Editing Settings and Export Specs for Listing Platforms
Even the best drone video settings for real estate will not help if the final export is compressed too aggressively.
Delivery settings should match the platform so the video remains crisp and easy to view on mobile devices, desktop browsers, and MLS systems.
Useful export settings
- Resolution: 4K for websites and social media when supported, 1080p for platform-restricted delivery
- Codec: H.264 or H.265 depending on compatibility and file size needs
- Bitrate: high enough to preserve detail in trees, roofs, and motion scenes
- Aspect ratio: 16:9 for standard listings, with optional vertical edits for short-form marketing
Trim clips tightly and avoid overly long hover shots.

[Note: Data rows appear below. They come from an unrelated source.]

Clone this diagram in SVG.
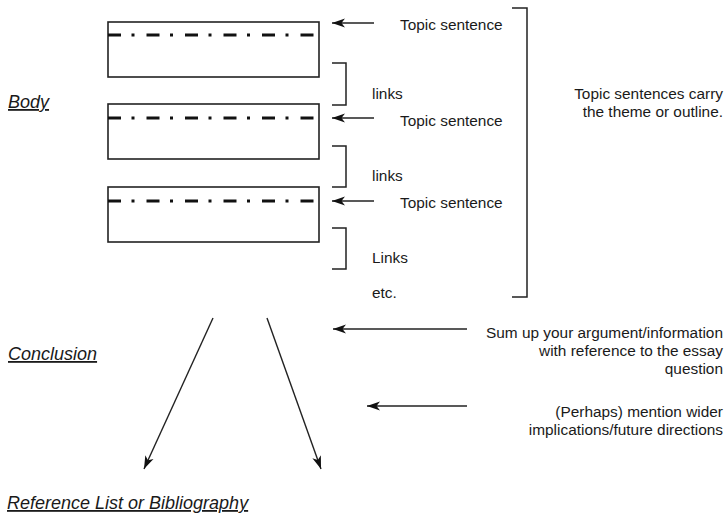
<svg xmlns="http://www.w3.org/2000/svg" width="728" height="518" viewBox="0 0 728 518">
  <style>
    .t { font-family: "Liberation Sans", Arial, sans-serif; font-size: 15.4px; fill: #1a1a1a; }
    .h { font-family: "Liberation Sans", Arial, sans-serif; font-size: 18px; font-style: italic; fill: #1a1a1a; text-decoration: underline; }
    .r { text-anchor: end; }
    .box { fill: #fff; stroke: #222; stroke-width: 1.6; }
    .dash { stroke: #111; stroke-width: 3.2; stroke-dasharray: 13 10.5 3 12; fill: none; }
    .br { fill: none; stroke: #222; stroke-width: 1.5; }
    .ar { fill: none; stroke: #222; stroke-width: 1.4; marker-end: url(#head); }
  </style>
  <defs>
    <marker id="head" viewBox="0 -5 13 10" refX="13" refY="0" markerWidth="13" markerHeight="10" markerUnits="userSpaceOnUse" orient="auto">
      <path d="M13,0 L0,-4.5 L3.5,0 L0,4.5 Z" fill="#111"/>
    </marker>
  </defs>
  <rect width="728" height="518" fill="#fff"/>

  <g id="body-label"><text class="h" x="8" y="108">Body</text></g>

  <g id="para1">
    <rect class="box" x="108" y="22" width="211" height="55"/>
    <line class="dash" x1="108" y1="35" x2="316" y2="35"/>
  </g>
  <g id="para2">
    <rect class="box" x="108" y="104" width="211" height="55"/>
    <line class="dash" x1="108" y1="118" x2="316" y2="118"/>
  </g>
  <g id="para3">
    <rect class="box" x="108" y="187" width="211" height="55"/>
    <line class="dash" x1="108" y1="201" x2="316" y2="201"/>
  </g>

  <g id="link1"><path class="br" d="M332,63 H346 V105 H332"/><text class="t" x="372" y="99">links</text></g>
  <g id="link2"><path class="br" d="M332,146 H346 V187 H332"/><text class="t" x="372" y="181">links</text></g>
  <g id="link3"><path class="br" d="M332,228 H346 V269 H332"/><text class="t" x="372" y="263">Links</text></g>
  <g id="etc"><text class="t" x="372" y="298">etc.</text></g>

  <g id="topic1"><text class="t" x="400" y="30">Topic sentence</text></g>
  <g id="topic2"><text class="t" x="400" y="126">Topic sentence</text></g>
  <g id="topic3"><text class="t" x="400" y="208">Topic sentence</text></g>

  <g id="body-bracket"><path class="br" d="M512,8 H527 V297 H512"/></g>
  <g id="body-note">
    <text class="t r" x="723" y="99">Topic sentences carry</text>
    <text class="t r" x="723" y="117">the theme or outline.</text>
  </g>

  <g id="conclusion-label"><text class="h" x="8" y="360">Conclusion</text></g>
  <g id="conclusion-note1">
    <text class="t r" x="723" y="338">Sum up your argument/information</text>
    <text class="t r" x="723" y="356">with reference to the essay</text>
    <text class="t r" x="723" y="374">question</text>
  </g>
  <g id="conclusion-note2">
    <text class="t r" x="723" y="417">(Perhaps) mention wider</text>
    <text class="t r" x="723" y="435">implications/future directions</text>
  </g>

  <g id="reference-label"><text class="h" x="7" y="509">Reference List or Bibliography</text></g>

  <g id="connectors">
    <line class="ar" x1="374" y1="23" x2="332" y2="23"/>
    <line class="ar" x1="374" y1="118" x2="332" y2="118"/>
    <line class="ar" x1="374" y1="201" x2="332" y2="201"/>
    <line class="ar" x1="467" y1="329" x2="333" y2="329"/>
    <line class="ar" x1="467" y1="406" x2="367" y2="406"/>
    <line class="ar" x1="213" y1="318" x2="144" y2="469"/>
    <line class="ar" x1="267" y1="318" x2="321" y2="469"/>
  </g>
</svg>
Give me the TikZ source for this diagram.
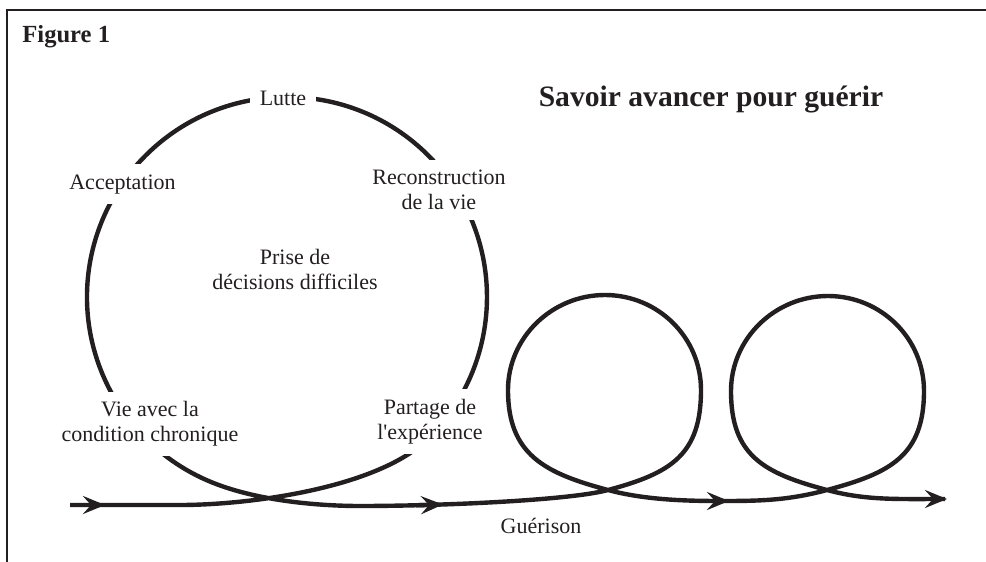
\documentclass[tikz,border=0pt]{standalone}
\usepackage{fontspec}
\setmainfont{Liberation Serif}
\usetikzlibrary{arrows.meta}
\definecolor{ink}{RGB}{35,31,32}
\begin{document}
\begin{tikzpicture}[x=0.5pt,y=-0.5pt,
  flow/.style={draw=ink, line width=2.2pt, line join=round},
  tipseg/.style={draw=ink, line width=2.2pt, -{Stealth[length=11pt,width=9pt,inset=4pt]}},
  lbl/.style={font=\fontsize{11}{12.5}\selectfont, text=ink, fill=white, inner sep=5pt, align=center},
  plain/.style={font=\fontsize{11}{12.5}\selectfont, text=ink, inner sep=0pt, align=center},
  frameline/.style={draw=ink, line width=1pt}]
\useasboundingbox (0,0) rectangle (986,562);
% frame
\coordinate (ftr) at (986,10);
\coordinate (ftl) at (7,10);
\coordinate (fbl) at (7,562);
\draw[frameline] (ftr) -- (ftl) -- (fbl);
% key points of the flow line
\coordinate (start) at (70,505);
\coordinate (s1) at (180,505);
\coordinate (join) at (428.4,438.4);
\coordinate (b1) at (360,506);
\coordinate (X1) at (608,490);
\coordinate (R1) at (701,390);
\coordinate (T1) at (605,295);
\coordinate (L1) at (508,390);
\coordinate (m2) at (722,501);
\coordinate (X2) at (827,490);
\coordinate (R2) at (924,391);
\coordinate (T2) at (828,296);
\coordinate (L2) at (731,391);
\coordinate (endp) at (945,499);
\draw[flow] (start) -- (s1)
  .. controls (250,505) and (378.9,487.9) .. (join)
  arc[start angle=45, end angle=-248, radius=200]
  .. controls (258.4,501.2) and (320,506) .. (b1)
  .. controls (440,506) and (569.4,500.4) .. (X1)
  .. controls (670.8,473.2) and (701,455) .. (R1)
  .. controls (701,337.5) and (658,295) .. (T1)
  .. controls (552,295) and (508,337.5) .. (L1)
  .. controls (508,455) and (545.2,473.2) .. (X1)
  .. controls (646.6,500.4) and (690,501) .. (m2)
  .. controls (760,501) and (788.4,500.4) .. (X2)
  .. controls (889.8,473.2) and (924,456) .. (R2)
  .. controls (924,338.5) and (881,296) .. (T2)
  .. controls (775,296) and (731,338.5) .. (L2)
  .. controls (731,456) and (764.2,473.2) .. (X2)
  .. controls (865.6,500.4) and (895,499) .. (endp);
% arrow heads along the line
\coordinate (a1s) at (78,505);   \coordinate (a1e) at (105,505);
\coordinate (a2s) at (416,505.3); \coordinate (a2e) at (443,504.5);
\coordinate (a3s) at (702,501);  \coordinate (a3e) at (729,501);
\coordinate (a4s) at (920,499);  \coordinate (a4e) at (947,499);
\draw[tipseg] (a1s) -- (a1e);
\draw[tipseg] (a2s) -- (a2e);
\draw[tipseg] (a3s) -- (a3e);
\draw[tipseg] (a4s) -- (a4e);
% labels
\node[lbl, anchor=base] (lutte) at (283,105) {Lutte};
\node[lbl, anchor=base] (accept) at (122.5,189) {Acceptation};
\node[lbl] (recon) at (439,190) {Reconstruction\\de la vie};
\node[lbl] (prise) at (295,269) {Prise de\\décisions difficiles};
\node[lbl] (vie) at (150,424) {Vie avec la\\condition chronique};
\node[lbl] (partage) at (430,421.5) {Partage de\\l\textquotesingle expérience};
\node[plain, anchor=base] (guer) at (541,533) {Guérison};
\node[plain, anchor=base west, font=\fontsize{12.3}{14}\selectfont\bfseries] (fig) at (22,42) {Figure 1};
\node[plain, anchor=base, font=\fontsize{14.8}{17}\selectfont\bfseries] (title) at (711,106) {Savoir avancer pour guérir};
\end{tikzpicture}
\end{document}
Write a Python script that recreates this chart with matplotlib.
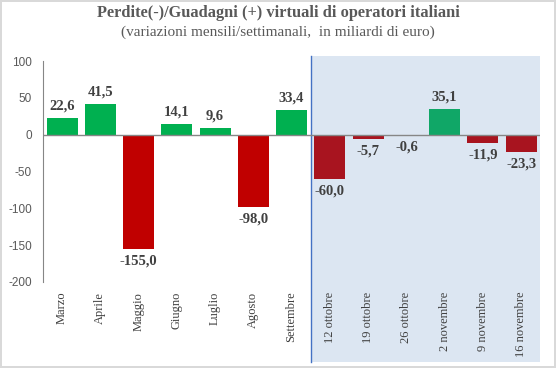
import matplotlib.pyplot as plt
from matplotlib.patches import Rectangle
import matplotlib.transforms as mtransforms

categorie = ["Marzo", "Aprile", "Maggio", "Giugno", "Luglio", "Agosto", "Settembre",
             "12 ottobre", "19 ottobre", "26 ottobre", "2 novembre", "9 novembre", "16 novembre"]
valori = [22.6, 41.5, -155.0, 14.1, 9.6, -98.0, 33.4,
          -60.0, -5.7, -0.6, 35.1, -11.9, -23.3]
n_mensili = 7  # i primi 7 sono mensili, poi settimanali

verde1, rosso1 = "#00B050", "#C00000"
verde2, rosso2 = "#10A767", "#A8141F"

fig = plt.figure(figsize=(5.56, 3.68), dpi=100)
fig.patch.set_edgecolor("#D9D9D9")
fig.patch.set_linewidth(1.5)
ax = fig.add_axes([0.0773, 0.2337, 0.8944, 0.6005])

x = list(range(len(valori)))
colori = []
for i, v in enumerate(valori):
    if i < n_mensili:
        colori.append(verde1 if v >= 0 else rosso1)
    else:
        colori.append(verde2 if v >= 0 else rosso2)

# fondo azzurro per il periodo settimanale
trans = mtransforms.blended_transform_factory(ax.transData, ax.transAxes)
ax.add_patch(Rectangle((n_mensili - 0.5, -0.362), len(valori) - n_mensili, 1.385,
                       transform=trans, facecolor="#DCE6F2", edgecolor="none",
                       clip_on=False, zorder=0))
ax.plot([n_mensili - 0.5, n_mensili - 0.5], [-0.362, 1.023], transform=trans,
        color="#4472C4", lw=1, clip_on=False, zorder=1)

ax.bar(x, valori, width=0.81, color=colori, zorder=2)
ax.axhline(0, color="#868686", lw=1, zorder=3)

for xi, v in zip(x, valori):
    testo = f"{v:.1f}".replace(".", ",")
    if v >= 0:
        ax.annotate(testo, (xi, v), xytext=(0, 4), textcoords="offset points",
                    ha="center", va="bottom", fontsize=10.5, fontweight="bold",
                    family="Liberation Serif", color="#404040")
    else:
        ax.annotate(testo, (xi, v), xytext=(0, -4), textcoords="offset points",
                    ha="center", va="top", fontsize=10.5, fontweight="bold",
                    family="Liberation Serif", color="#404040")

ax.set_xlim(-0.5, len(valori) - 0.5)
ax.set_ylim(-200, 100)
ax.set_yticks([100, 50, 0, -50, -100, -150, -200])
ax.set_yticklabels(["100", "50", "0", "-50", "-100", "-150", "-200"],
                   family="Liberation Sans", fontsize=8.5, color="#595959")
ax.set_xticks(x)
ax.set_xticklabels(categorie, rotation=90, family="Liberation Serif",
                   fontsize=9, color="#404040")
ax.tick_params(axis="both", length=0)
ax.tick_params(axis="x", pad=7)
ax.tick_params(axis="y", pad=8)

for s in ["top", "right", "bottom"]:
    ax.spines[s].set_visible(False)
ax.spines["left"].set_color("#868686")
ax.patch.set_visible(False)

fig.text(0.5, 0.965, "Perdite(-)/Guadagni (+) virtuali di operatori italiani",
         ha="center", va="center", family="Liberation Serif", fontweight="bold",
         fontsize=11.8, color="#595959")
fig.text(0.5, 0.912, "(variazioni mensili/settimanali,  in miliardi di euro)",
         ha="center", va="center", family="Liberation Serif",
         fontsize=11, color="#595959")

fig.savefig("out.png", dpi=100, edgecolor=fig.get_edgecolor())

Real estate viewers usually want orientation and proof of quality, not extended aerial cinematography.
Add only the shots that help explain scale, access, and amenities.
Common Mistakes to Avoid
Many drone videos underperform because of preventable technical errors.
The most common problems are easy to spot and usually easy to fix on the next shoot.
- Relying on auto exposure and getting brightness shifts mid-shot
- Shooting at too high a shutter speed without ND filters
- Flying too fast for viewers to understand the property layout
- Using oversaturated color that misrepresents the home
- Exporting with overly low bitrate that creates compression artifacts
If you standardize your workflow, you can produce more consistent results across every listing.
That consistency matters to agents, brokers, and developers who want predictable marketing quality.
How to Build a Repeatable Drone Workflow for Real Estate
A repeatable workflow saves time and improves quality from one listing to the next.
Start by creating a simple preflight checklist, then match your camera settings to lighting conditions, and finally edit using the same export preset for each platform.
Simple workflow checklist
- Scout the property and note sun direction
- Choose resolution and frame rate before takeoff
- Set manual ISO, shutter speed, and white balance
- Select the correct ND filter
- Plan slow, purposeful flight paths
- Export to the correct format for MLS, web, or social media
When you treat drone video as part of a structured listing production process, you get more reliable footage and a better presentation of the property.
The result is not just prettier aerials, but clearer marketing that helps buyers understand the home faster.